As a security researcher, there's a unique hole in finding a vulnerability that is both simple in its nature and severe in its impact. This is the story of one such finding — a classic price manipulation flaw that could have had significant financial consequences.

Important Disclaimer: This vulnerability was discovered during a private bug bounty program. All identifying information about the company and its platform has been anonymized.

The Target: A Modern Payment Flow

The application in question had a standard, multi-step payment process:

  1. User selects a membership package (e.g., for €1500) and proceeds to checkout.
  2. The front-end confirms the order and its total price.
  3. The user is redirected to a third-party payment gateway/bank page to complete the transaction.

On the surface, everything looked secure. But the red devil was in the details.

The Hunt: Intercepting the Flow

My initial reconnaissance involved intercepting the HTTP requests between each step using a proxy tool like Burp Suite. The goal was to see what data was being passed around when the user moved from the cart to the external payment page.

I noticed that when the "Proceed to Payment" button was clicked, the front-end would send a final POST request to an internal API endpoint. This request contained a JSON payload with the order details (with new orderID), including a critical field: "amount": 1500.00.

Actually, the process seemed normal at first: you just create an order and wait for the payment link. But where is it? After order creation, an email arrives saying 'your order has been created and will be activated after payment.' But how do we make the payment? Is there another endpoint? Is it missing?

Anyway, it looks like someone hacked them before, and they made the system double-check :) It now requires both 'create' and 'approve' steps. But… what if someone finds the hidden approval endpoint and manually sets the status to 'approved'?

{
  "order_id": "ORD_12345",
  "amount": 0.50, // <- The malicious change
  "currency": "EUR",
  "description": "Premium Service"
}

The result? The application's backend registered the order as fully paid, but for only €0.50 instead of the original €150.00. The entire payment process was compromised by a single, unvalidated parameter. Also with second scenario there is no real payment :)

The Impact: Beyond the Obvious

The implications were severe:

  • Direct Financial Loss: Attackers could purchase high-value goods or services for a fraction of their cost.
  • Reputational Damage: The company would lose trust if customers or partners discovered this flaw.
  • Business Logic Failure: A complete breakdown in a core revenue-generating process

A Hard Bittersweet Conclusion

I documented the steps with clear evidence and submitted the report through the official bug bounty platform. The triage team confirmed the vulnerability and patched it within a few days.

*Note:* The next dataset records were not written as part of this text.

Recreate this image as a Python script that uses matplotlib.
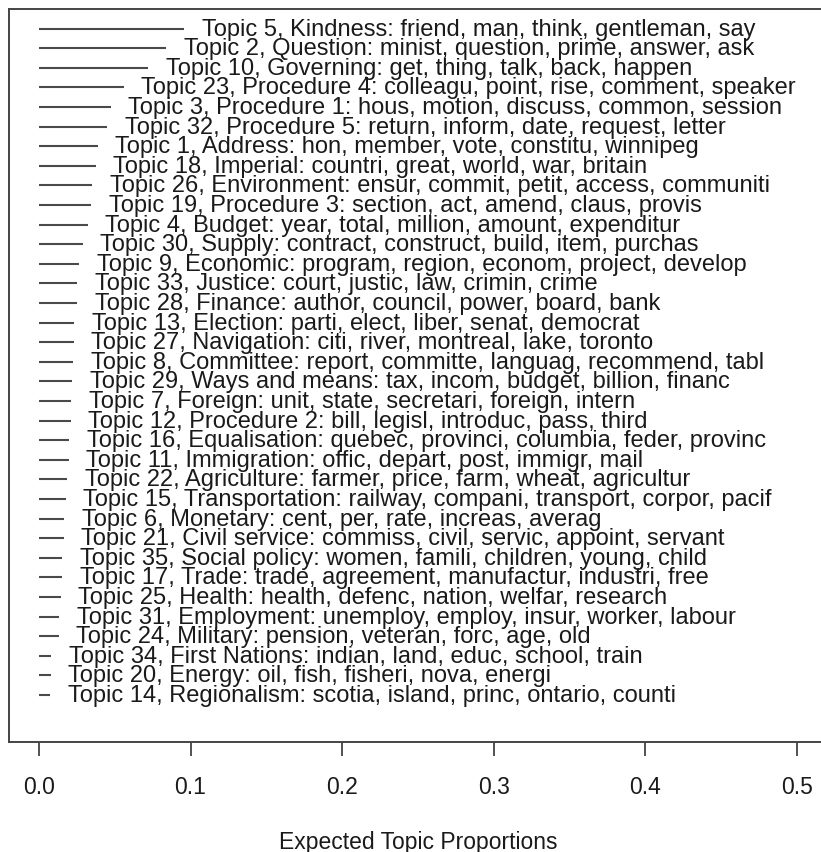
import matplotlib
matplotlib.use("Agg")
import matplotlib.pyplot as plt

plt.rcParams['font.family'] = ['Liberation Sans', 'DejaVu Sans']

# topic labels, ordered from most to least prevalent
topic_labels = [
    "Topic 5, Kindness: friend, man, think, gentleman, say",
    "Topic 2, Question: minist, question, prime, answer, ask",
    "Topic 10, Governing: get, thing, talk, back, happen",
    "Topic 23, Procedure 4: colleagu, point, rise, comment, speaker",
    "Topic 3, Procedure 1: hous, motion, discuss, common, session",
    "Topic 32, Procedure 5: return, inform, date, request, letter",
    "Topic 1, Address: hon, member, vote, constitu, winnipeg",
    "Topic 18, Imperial: countri, great, world, war, britain",
    "Topic 26, Environment: ensur, commit, petit, access, communiti",
    "Topic 19, Procedure 3: section, act, amend, claus, provis",
    "Topic 4, Budget: year, total, million, amount, expenditur",
    "Topic 30, Supply: contract, construct, build, item, purchas",
    "Topic 9, Economic: program, region, econom, project, develop",
    "Topic 33, Justice: court, justic, law, crimin, crime",
    "Topic 28, Finance: author, council, power, board, bank",
    "Topic 13, Election: parti, elect, liber, senat, democrat",
    "Topic 27, Navigation: citi, river, montreal, lake, toronto",
    "Topic 8, Committee: report, committe, languag, recommend, tabl",
    "Topic 29, Ways and means: tax, incom, budget, billion, financ",
    "Topic 7, Foreign: unit, state, secretari, foreign, intern",
    "Topic 12, Procedure 2: bill, legisl, introduc, pass, third",
    "Topic 16, Equalisation: quebec, provinci, columbia, feder, provinc",
    "Topic 11, Immigration: offic, depart, post, immigr, mail",
    "Topic 22, Agriculture: farmer, price, farm, wheat, agricultur",
    "Topic 15, Transportation: railway, compani, transport, corpor, pacif",
    "Topic 6, Monetary: cent, per, rate, increas, averag",
    "Topic 21, Civil service: commiss, civil, servic, appoint, servant",
    "Topic 35, Social policy: women, famili, children, young, child",
    "Topic 17, Trade: trade, agreement, manufactur, industri, free",
    "Topic 25, Health: health, defenc, nation, welfar, research",
    "Topic 31, Employment: unemploy, employ, insur, worker, labour",
    "Topic 24, Military: pension, veteran, forc, age, old",
    "Topic 34, First Nations: indian, land, educ, school, train",
    "Topic 20, Energy: oil, fish, fisheri, nova, energi",
    "Topic 14, Regionalism: scotia, island, princ, ontario, counti",
]

expected_props = [
    0.0960, 0.0836, 0.0717, 0.0558, 0.0472, 0.0446, 0.0386, 0.0373,
    0.0347, 0.0342, 0.0320, 0.0287, 0.0267, 0.0254, 0.0248, 0.0234,
    0.0228, 0.0226, 0.0215, 0.0212, 0.0208, 0.0201, 0.0195, 0.0188,
    0.0175, 0.0168, 0.0162, 0.0155, 0.0149, 0.0142, 0.0135, 0.0129,
    0.0078, 0.0076, 0.0074,
]

x_ticks = [0.0, 0.1, 0.2, 0.3, 0.4, 0.5]

fig = plt.figure(figsize=(8.21, 8.53), dpi=100)
ax = fig.add_axes([0.0106, 0.129, 0.9967, 0.8593])

n = len(topic_labels)
for i, (lab, freq) in enumerate(zip(topic_labels, expected_props)):
    y = n - i
    ax.plot([0, freq], [y, y], color="#4a4a4a", lw=1.5, solid_capstyle="butt")
    ax.annotate(lab, (freq + 0.01, y), xytext=(2, 0), textcoords="offset points",
                ha="left", va="center", fontsize=17, color="#1a1a1a")

ax.set_xlim(-0.02, 0.52)
ax.set_ylim(-1.4, 36.0)
ax.set_yticks([])
ax.set_xticks(x_ticks)
ax.set_xticklabels([f"{t:.1f}" for t in x_ticks])
ax.tick_params(axis="x", length=10, width=1.2, color="#333333", pad=14,
               labelsize=16.5, labelcolor="#1a1a1a")
for sp in ax.spines.values():
    sp.set_color("#444444")
    sp.set_linewidth(1.4)

ax.set_xlabel("Expected Topic Proportions", fontsize=16.5, color="#1a1a1a", labelpad=23)

fig.savefig("out.png", dpi=100)
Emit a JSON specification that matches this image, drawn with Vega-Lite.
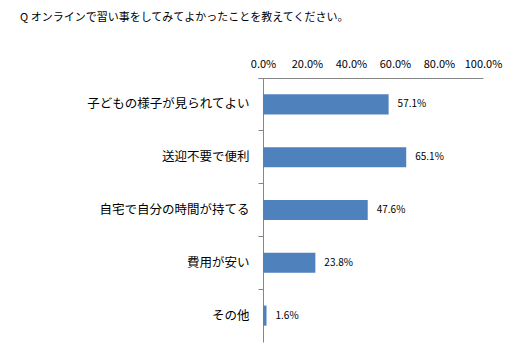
{
  "$schema": "https://vega.github.io/schema/vega-lite/v6.json",
  "width": 220,
  "height": 264,
  "autosize": {"type": "none"},
  "padding": {"left": 263, "top": 78, "right": 30, "bottom": 11},
  "background": "white",
  "title": {
    "text": "Q オンラインで習い事をしてみてよかったことを教えてください。",
    "anchor": "start",
    "frame": "group",
    "orient": "top",
    "dx": -243,
    "offset": 35,
    "fontSize": 11,
    "fontWeight": "normal",
    "color": "#000000",
    "font": "Noto Sans CJK JP"
  },
  "data": {
    "values": [
      {"item": "子どもの様子が見られてよい", "value": 0.571},
      {"item": "送迎不要で便利", "value": 0.651},
      {"item": "自宅で自分の時間が持てる", "value": 0.476},
      {"item": "費用が安い", "value": 0.238},
      {"item": "その他", "value": 0.016}
    ]
  },
  "encoding": {
    "y": {
      "field": "item",
      "type": "nominal",
      "sort": null,
      "scale": {"paddingInner": 0, "paddingOuter": 0},
      "axis": {
        "title": null,
        "orient": "left",
        "domainColor": "#868686",
        "tickColor": "#868686",
        "tickSize": 5,
        "bandPosition": 0,
        "tickExtra": true,
        "labelPadding": 9,
        "labelFontSize": 12.5,
        "labelFontWeight": "normal",
        "labelColor": "#000000",
        "labelFont": "Noto Sans CJK JP",
        "labelLimit": 300
      }
    },
    "x": {
      "field": "value",
      "type": "quantitative",
      "scale": {"domain": [0, 1], "nice": false},
      "axis": {
        "title": null,
        "orient": "top",
        "format": ".1%",
        "values": [0, 0.2, 0.4, 0.6, 0.8, 1.0],
        "grid": false,
        "ticks": false,
        "domainColor": "#868686",
        "labelPadding": 9,
        "labelFontSize": 11,
        "labelColor": "#000000",
        "labelFont": "Noto Sans CJK JP",
        "labelFlush": false
      }
    }
  },
  "layer": [
    {
      "mark": {"type": "bar", "color": "#4F81BD", "height": {"band": 0.38}}
    },
    {
      "mark": {"type": "text", "align": "left", "dx": 9, "fontSize": 10, "color": "#000000", "font": "Noto Sans CJK JP"},
      "encoding": {
        "text": {"field": "value", "type": "quantitative", "format": ".1%"}
      }
    }
  ],
  "config": {
    "view": {"stroke": null}
  }
}
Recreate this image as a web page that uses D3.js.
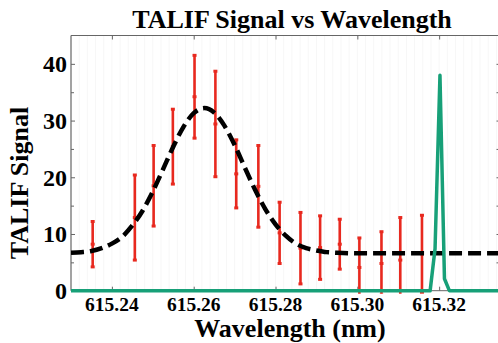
<!DOCTYPE html>
<html>
<head>
<meta charset="utf-8">
<script src="https://cdn.jsdelivr.net/npm/d3@7"></script>
<style>
  body { margin: 0; background: #fff; }
  svg { display: block; }
</style>
</head>
<body>
<svg id="chart" width="498" height="343"></svg>
<script>
// measured TALIF points (nm, signal, error half-width)
const wavelength = [615.2353, 615.2456, 615.2502, 615.2549, 615.2602, 615.2653, 615.2704, 615.2758,
  615.2810, 615.2861, 615.2909, 615.2957, 615.3005, 615.3059, 615.3105, 615.3158];
const signal = [8.2, 12.9, 18.5, 25.4, 34.2, 29.4, 20.6, 18.4, 10.2, 7.5, 7.6, 8.2, 4.1, 4.8, 5.4, 6.5];
const errBar = [4.0, 7.5, 7.1, 6.6, 7.3, 9.3, 6.0, 7.2, 5.4, 6.3, 5.6, 4.4, 5.2, 5.6, 7.5, 6.8];

// gaussian fit curve
const fitWl = [615.230, 615.2325, 615.235, 615.2375, 615.240, 615.2425, 615.245, 615.2475, 615.250,
  615.2525, 615.255, 615.2575, 615.260, 615.2626, 615.265, 615.2675, 615.270, 615.2725, 615.275,
  615.2775, 615.280, 615.2825, 615.285, 615.2875, 615.290, 615.2925, 615.295, 615.300, 615.335];
const fitSignal = [6.7, 6.8, 7.0, 7.5, 8.3, 9.5, 11.5, 14.1, 17.5, 21.4, 25.4, 28.9, 31.3, 32.2, 31.4,
  29.1, 25.7, 21.7, 17.8, 14.4, 11.7, 9.7, 8.3, 7.5, 7.1, 6.8, 6.7, 6.6, 6.6];

// laser line
const laserWl = [615.230, 615.316, 615.3178, 615.3190, 615.3202, 615.3213, 615.3225, 615.335];
const laserSignal = [0, 0, 0, 7.4, 38.0, 2.1, 0, 0];

const xTicks = [615.24, 615.26, 615.28, 615.30, 615.32];
const yTicks = [0, 10, 20, 30, 40];
const yMinor = [5, 15, 25, 35];

const FONT = "'Times New Roman', 'Liberation Serif', Tinos, Times, 'DejaVu Serif', serif";
const conf = { left: 71, right: 500.5, top: 35.5, bottom: 290.7 };
const svg = d3.select('#chart');

const x = d3.scaleLinear().domain([615.23, 615.335]).range([conf.left, conf.right]);
const y = d3.scaleLinear().domain([0, 45]).range([conf.bottom, conf.top]);

svg.append('defs').append('clipPath').attr('id', 'plotClip')
  .append('rect')
  .attr('x', conf.left).attr('y', conf.top)
  .attr('width', conf.right - conf.left).attr('height', conf.bottom - conf.top + 3);

// faint minor grid
svg.append('g').selectAll('line')
  .data(d3.range(615.232, 615.335, 0.002))
  .enter().append('line')
  .attr('x1', d => x(d)).attr('x2', d => x(d))
  .attr('y1', conf.top).attr('y2', conf.bottom)
  .attr('stroke', '#f7f7f7').attr('stroke-width', 1);

// frame lines
const axisColor = '#666';
svg.append('line').attr('x1', conf.left).attr('x2', conf.right).attr('y1', conf.top).attr('y2', conf.top)
  .attr('stroke', axisColor).attr('stroke-width', 1);
svg.append('line').attr('x1', conf.left).attr('x2', conf.left).attr('y1', conf.top).attr('y2', conf.bottom)
  .attr('stroke', axisColor).attr('stroke-width', 1.2);
svg.append('line').attr('x1', conf.left).attr('x2', conf.right).attr('y1', conf.bottom).attr('y2', conf.bottom)
  .attr('stroke', axisColor).attr('stroke-width', 1);

// y axis (ticks inward)
const yAxis = svg.append('g').attr('transform', `translate(${conf.left},0)`)
  .call(d3.axisRight(y).tickValues(yTicks).tickSize(4).tickFormat(''));
yAxis.select('.domain').remove();
yAxis.selectAll('line').attr('stroke', axisColor);
const yAxisMinor = svg.append('g').attr('transform', `translate(${conf.left},0)`)
  .call(d3.axisRight(y).tickValues(yMinor).tickSize(3).tickFormat(''));
yAxisMinor.select('.domain').remove();
yAxisMinor.selectAll('line').attr('stroke', axisColor);
// right side ticks
const yRight = svg.append('g').attr('transform', `translate(${conf.right},0)`)
  .call(d3.axisLeft(y).tickValues(yTicks.concat(yMinor)).tickSize(4).tickFormat(''));
yRight.select('.domain').remove();
yRight.selectAll('line').attr('stroke', axisColor);

svg.append('g').selectAll('text')
  .data(yTicks).enter().append('text')
  .attr('x', conf.left - 4)
  .attr('y', d => y(d) + 8.5)
  .attr('text-anchor', 'end')
  .attr('font-family', FONT).attr('font-weight', 'bold')
  .attr('font-size', 24)
  .text(d => d);

// x axis ticks (bottom up, top down)
const xAxis = svg.append('g').attr('transform', `translate(0,${conf.bottom})`)
  .call(d3.axisTop(x).tickValues(xTicks).tickSize(4).tickFormat(''));
xAxis.select('.domain').remove();
xAxis.selectAll('line').attr('stroke', axisColor);
const xTop = svg.append('g').attr('transform', `translate(0,${conf.top})`)
  .call(d3.axisBottom(x).tickValues(xTicks).tickSize(4).tickFormat(''));
xTop.select('.domain').remove();
xTop.selectAll('line').attr('stroke', axisColor);

svg.append('g').selectAll('text')
  .data(xTicks).enter().append('text')
  .attr('x', d => x(d))
  .attr('y', 310.5)
  .attr('text-anchor', 'middle')
  .attr('font-family', FONT).attr('font-weight', 'bold')
  .attr('font-size', 19.5)
  .text(d => d.toFixed(2));

const plot = svg.append('g').attr('clip-path', 'url(#plotClip)');

// error bars
const red = '#e8291f';
const pts = wavelength.map((w, i) => ({ w: w, v: signal[i], e: errBar[i] }));
const bars = plot.append('g').selectAll('g').data(pts).enter().append('g');
bars.append('line')
  .attr('x1', d => x(d.w)).attr('x2', d => x(d.w))
  .attr('y1', d => y(d.v + d.e)).attr('y2', d => y(d.v - d.e))
  .attr('stroke', red).attr('stroke-width', 2.6);
bars.append('rect')
  .attr('x', d => x(d.w) - 2).attr('y', d => y(d.v + d.e) - 1.5)
  .attr('width', 4).attr('height', 3).attr('fill', red);
bars.append('rect')
  .attr('x', d => x(d.w) - 2).attr('y', d => y(d.v - d.e) - 1.5)
  .attr('width', 4).attr('height', 3).attr('fill', red);
bars.append('rect')
  .attr('x', d => x(d.w) - 2).attr('y', d => y(d.v) - 1.5)
  .attr('width', 4).attr('height', 3).attr('fill', red);

// fit curve
const fitLine = d3.line()
  .x((d, i) => x(fitWl[i]))
  .y(d => y(d))
  .curve(d3.curveMonotoneX);
plot.append('path')
  .datum(fitSignal)
  .attr('d', fitLine)
  .attr('fill', 'none')
  .attr('stroke', '#000')
  .attr('stroke-width', 4.5)
  .attr('stroke-dasharray', '13,6');

// laser line
const laserLine = d3.line()
  .x((d, i) => x(laserWl[i]))
  .y(d => y(d));
plot.append('path')
  .datum(laserSignal)
  .attr('d', laserLine)
  .attr('fill', 'none')
  .attr('stroke', '#17a078')
  .attr('stroke-width', 3.5)
  .attr('stroke-linejoin', 'round');

// titles
svg.append('text')
  .attr('x', 292).attr('y', 28)
  .attr('text-anchor', 'middle')
  .attr('font-family', FONT).attr('font-weight', 'bold')
  .attr('font-size', 26)
  .text('TALIF Signal vs Wavelength');

svg.append('text')
  .attr('x', 290).attr('y', 336.5)
  .attr('text-anchor', 'middle')
  .attr('font-family', FONT).attr('font-weight', 'bold')
  .attr('font-size', 26)
  .text('Wavelength (nm)');

svg.append('text')
  .attr('transform', 'translate(28,183) rotate(-90)')
  .attr('text-anchor', 'middle')
  .attr('font-family', FONT).attr('font-weight', 'bold')
  .attr('font-size', 26)
  .text('TALIF Signal');
</script>
</body>
</html>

While their swift action was commendable, the program ultimately decided this critical finding did not qualify for a monetary reward, which was disappointing. However, the intrinsic reward of making the web a safer place and the lessons learned are invaluable.

You might wonder why the company declined a bounty for such a critical finding. Their rationale was that their system still had a 'two-step protection' process in place. However, this defense is flawed because we had also successfully bypassed that second step. The unfortunate reality is that sometimes, bug bounty programs are run by companies whose developers lack a deep understanding of application security. This can lead to a failure to properly recognize and reward valid vulnerabilities, ultimately discouraging researchers from helping them improve their security in the future.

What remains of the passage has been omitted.